== THE PROBLEM ==
Look through the lines and report how many include the word "React", giving nothing but the number.

● ● ● ● ● ● ●

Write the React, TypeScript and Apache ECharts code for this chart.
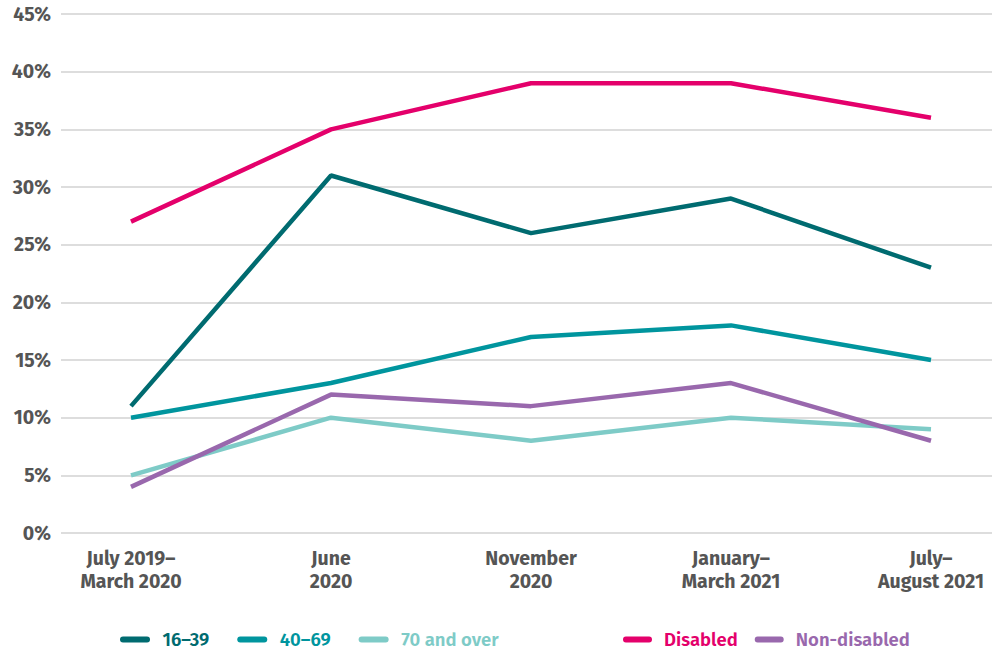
import React, { useEffect, useRef } from "react";
import * as echarts from "echarts";

const categories = ["July 2019–\nMarch 2020", "June\n2020", "November\n2020", "January–\nMarch 2021", "July–\nAugust 2021"];
const age16to39 = [11, 31, 26, 29, 23];
const age40to69 = [10, 13, 17, 18, 15];
const age70plus = [5, 10, 8, 10, 9];
const disabled = [27, 35, 39, 39, 36];
const nonDisabled = [4, 12, 11, 13, 8];
const yTicks = [0, 5, 10, 15, 20, 25, 30, 35, 40, 45];

const FONT = "'Fira Sans', 'Noto Sans', sans-serif";

const seriesDefs = [
  { name: "16–39", data: age16to39, color: "#006B70" },
  { name: "40–69", data: age40to69, color: "#00959E" },
  { name: "70 and over", data: age70plus, color: "#7ECBC7" },
  { name: "Disabled", data: disabled, color: "#E4006B" },
  { name: "Non-disabled", data: nonDisabled, color: "#9968AD" },
];

const capsule = "path://M3,0 L27,0 A3,3 0 0 1 27,6 L3,6 A3,3 0 0 1 3,0 Z";

export default function App() {
  const ref = useRef<HTMLDivElement>(null);
  useEffect(() => {
    if (!ref.current) return;
    const chart = echarts.init(ref.current, null, { renderer: "svg" });
    const legendItem = (s: any) => ({ name: s.name, textStyle: { color: s.color } });
    const legendText = { fontFamily: FONT, fontSize: 18.5, fontWeight: 600, padding: [0, 0, 0, 7] };
    chart.setOption({
      animation: false,
      grid: { left: 61, right: 0, top: 14, bottom: 119 },
      xAxis: {
        type: "value",
        min: -0.35,
        max: 4.305,
        splitLine: { show: false },
        axisLine: { show: false },
        axisTick: { show: false },
        axisLabel: {
          customValues: [0, 1, 2, 3, 4],
          formatter: (v: number) => categories[Math.round(v)] ?? "",
          fontFamily: FONT,
          fontWeight: "bold",
          fontSize: 19.5,
          lineHeight: 23,
          color: "#555555",
          margin: 14,
          showMinLabel: true,
          showMaxLabel: true,
        },
      },
      yAxis: {
        type: "value",
        min: 0,
        max: 45,
        interval: 5,
        axisLine: { show: false },
        axisTick: { show: false },
        splitLine: { lineStyle: { color: "#DDDDDD", width: 2 } },
        axisLabel: {
          formatter: (v: number) => (yTicks.includes(v) ? v + "%" : ""),
          fontFamily: FONT,
          fontWeight: "bold",
          fontSize: 19.5,
          color: "#555555",
          margin: 10,
        },
      },
      legend: [
        {
          left: 115,
          top: 625,
          itemWidth: 31,
          itemHeight: 6,
          itemGap: 28,
          icon: capsule,
          textStyle: legendText,
          data: seriesDefs.slice(0, 3).map(legendItem),
        },
        {
          left: 618,
          top: 625,
          itemWidth: 29,
          itemHeight: 6,
          itemGap: 17,
          icon: capsule,
          textStyle: legendText,
          data: seriesDefs.slice(3).map(legendItem),
        },
      ],
      series: seriesDefs.map((s) => ({
        name: s.name,
        type: "line",
        data: s.data.map((v, i) => [i, v]),
        symbol: "none",
        lineStyle: { color: s.color, width: 4.5 },
        itemStyle: { color: s.color },
        z: s.name === "Disabled" ? 3 : 2,
      })),
    });
    return () => chart.dispose();
  }, []);
  return <div ref={ref} style={{ width: 992, height: 652, position: "absolute", left: 0, top: 0 }} />;
}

● ● ● ● ● ● ●

== REPLY ==
2